[Short task] Please set down all the lines beneath this one exactly, without the pictures.
╭──
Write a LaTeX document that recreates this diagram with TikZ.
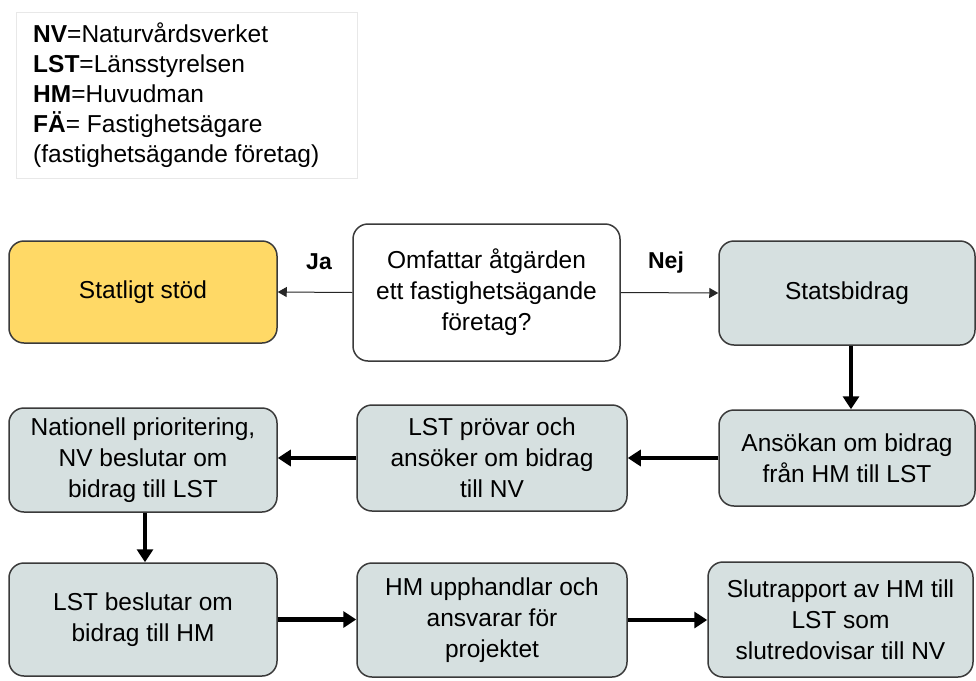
\documentclass[tikz,border=0pt]{standalone}
\usepackage{fontspec}
\setmainfont{Liberation Sans}
\usetikzlibrary{arrows.meta}
\definecolor{boxgray}{HTML}{D6E0E0}
\definecolor{boxyellow}{HTML}{FFD966}
\definecolor{edge}{HTML}{3A3A3A}
\definecolor{legendedge}{HTML}{E8E8E8}
\begin{document}
\begin{tikzpicture}[x=1pt,y=-1pt,
  box/.style={draw=edge,line width=1.5pt,rounded corners=15pt,align=center,
    font=\fontsize{24.5}{31}\selectfont,inner sep=0pt},
  graybox/.style={box,fill=boxgray},
  thin arrow/.style={draw=black!85,line width=1pt,-{Triangle[length=9pt,width=10pt]}},
  thick arrow/.style={draw=black,line width=4.5pt,-{Triangle[length=13pt,width=16pt]}},
  lbl/.style={font=\fontsize{23}{27}\selectfont\bfseries}]
\useasboundingbox (0,0) rectangle (976,680);
\fill[white] (0,0) rectangle (976,680);
% legend
\node[draw=legendedge,line width=0.6pt,minimum width=341pt,minimum height=166pt,inner sep=0pt] (legendbox) at (186.5,95) {};
\node[anchor=west,align=left,font=\fontsize{24.5}{30}\selectfont,inner sep=0pt] (legend) at (33,95)
 {\textbf{NV}=Naturvårdsverket\\\textbf{LST}=Länsstyrelsen\\\textbf{HM}=Huvudman\\\textbf{FÄ}= Fastighetsägare\\(fastighetsägande företag)};
% boxes
\node[box,fill=boxyellow,minimum width=268pt,minimum height=102pt] (stod) at (143,292) {Statligt stöd};
\node[box,fill=white,minimum width=267pt,minimum height=137pt] (q) at (486.5,292.5) {Omfattar åtgärden\\ett fastighetsägande\\företag?};
\node[graybox,minimum width=256pt,minimum height=104pt] (sb) at (847,293) {Statsbidrag};
\node[graybox,minimum width=256pt,minimum height=96pt] (ans) at (847,458) {Ansökan om bidrag\\från HM till LST};
\node[graybox,minimum width=270pt,minimum height=106pt] (lstp) at (492,458) {LST prövar och\\ansöker om bidrag\\till NV};
\node[graybox,minimum width=268pt,minimum height=104pt] (nat) at (143,460) {Nationell prioritering,\\NV beslutar om\\bidrag till LST};
\node[graybox,minimum width=268pt,minimum height=113pt] (lstb) at (143,619.5) {LST beslutar om\\bidrag till HM};
\node[graybox,minimum width=270pt,minimum height=114pt] (hm) at (492,620) {HM upphandlar och\\ansvarar för\\projektet};
\node[graybox,minimum width=265pt,minimum height=115pt] (slut) at (840.5,619.5) {Slutrapport av HM till\\LST som\\slutredovisar till NV};
% labels
\node[lbl] (ja) at (319,262) {Ja};
\node[lbl] (nej) at (666,263) {Nej};
% connectors
\draw[thin arrow] (q.west) -- (stod.east);
\draw[thin arrow] (q.east) -- (sb.west);
\draw[thick arrow] ([xshift=4pt]sb.south) -- ([xshift=4pt]ans.north);
\draw[thick arrow] (ans.west) -- (lstp.east);
\draw[thick arrow] (lstp.west) -- (lstp.west -| nat.east);
\draw[thick arrow] ([xshift=2pt]nat.south) -- ([xshift=2pt]lstb.north);
\draw[thick arrow] (lstb.east) -- (lstb.east -| hm.west);
\draw[thick arrow] (hm.east) -- (hm.east -| slut.west);
\end{tikzpicture}
\end{document}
╰──
[Written response]
Write a LaTeX document that recreates this diagram with TikZ.
\documentclass[tikz,border=0pt]{standalone}
\usepackage{fontspec}
\setmainfont{Liberation Sans}
\usetikzlibrary{arrows.meta}
\definecolor{boxgray}{HTML}{D6E0E0}
\definecolor{boxyellow}{HTML}{FFD966}
\definecolor{edge}{HTML}{3A3A3A}
\definecolor{legendedge}{HTML}{E8E8E8}
\begin{document}
\begin{tikzpicture}[x=1pt,y=-1pt,
  box/.style={draw=edge,line width=1.5pt,rounded corners=15pt,align=center,
    font=\fontsize{24.5}{31}\selectfont,inner sep=0pt},
  graybox/.style={box,fill=boxgray},
  thin arrow/.style={draw=black!85,line width=1pt,-{Triangle[length=9pt,width=10pt]}},
  thick arrow/.style={draw=black,line width=4.5pt,-{Triangle[length=13pt,width=16pt]}},
  lbl/.style={font=\fontsize{23}{27}\selectfont\bfseries}]
\useasboundingbox (0,0) rectangle (976,680);
\fill[white] (0,0) rectangle (976,680);
% legend
\node[draw=legendedge,line width=0.6pt,minimum width=341pt,minimum height=166pt,inner sep=0pt] (legendbox) at (186.5,95) {};
\node[anchor=west,align=left,font=\fontsize{24.5}{30}\selectfont,inner sep=0pt] (legend) at (33,95)
 {\textbf{NV}=Naturvårdsverket\\\textbf{LST}=Länsstyrelsen\\\textbf{HM}=Huvudman\\\textbf{FÄ}= Fastighetsägare\\(fastighetsägande företag)};
% boxes
\node[box,fill=boxyellow,minimum width=268pt,minimum height=102pt] (stod) at (143,292) {Statligt stöd};
\node[box,fill=white,minimum width=267pt,minimum height=137pt] (q) at (486.5,292.5) {Omfattar åtgärden\\ett fastighetsägande\\företag?};
\node[graybox,minimum width=256pt,minimum height=104pt] (sb) at (847,293) {Statsbidrag};
\node[graybox,minimum width=256pt,minimum height=96pt] (ans) at (847,458) {Ansökan om bidrag\\från HM till LST};
\node[graybox,minimum width=270pt,minimum height=106pt] (lstp) at (492,458) {LST prövar och\\ansöker om bidrag\\till NV};
\node[graybox,minimum width=268pt,minimum height=104pt] (nat) at (143,460) {Nationell prioritering,\\NV beslutar om\\bidrag till LST};
\node[graybox,minimum width=268pt,minimum height=113pt] (lstb) at (143,619.5) {LST beslutar om\\bidrag till HM};
\node[graybox,minimum width=270pt,minimum height=114pt] (hm) at (492,620) {HM upphandlar och\\ansvarar för\\projektet};
\node[graybox,minimum width=265pt,minimum height=115pt] (slut) at (840.5,619.5) {Slutrapport av HM till\\LST som\\slutredovisar till NV};
% labels
\node[lbl] (ja) at (319,262) {Ja};
\node[lbl] (nej) at (666,263) {Nej};
% connectors
\draw[thin arrow] (q.west) -- (stod.east);
\draw[thin arrow] (q.east) -- (sb.west);
\draw[thick arrow] ([xshift=4pt]sb.south) -- ([xshift=4pt]ans.north);
\draw[thick arrow] (ans.west) -- (lstp.east);
\draw[thick arrow] (lstp.west) -- (lstp.west -| nat.east);
\draw[thick arrow] ([xshift=2pt]nat.south) -- ([xshift=2pt]lstb.north);
\draw[thick arrow] (lstb.east) -- (lstb.east -| hm.west);
\draw[thick arrow] (hm.east) -- (hm.east -| slut.west);
\end{tikzpicture}
\end{document}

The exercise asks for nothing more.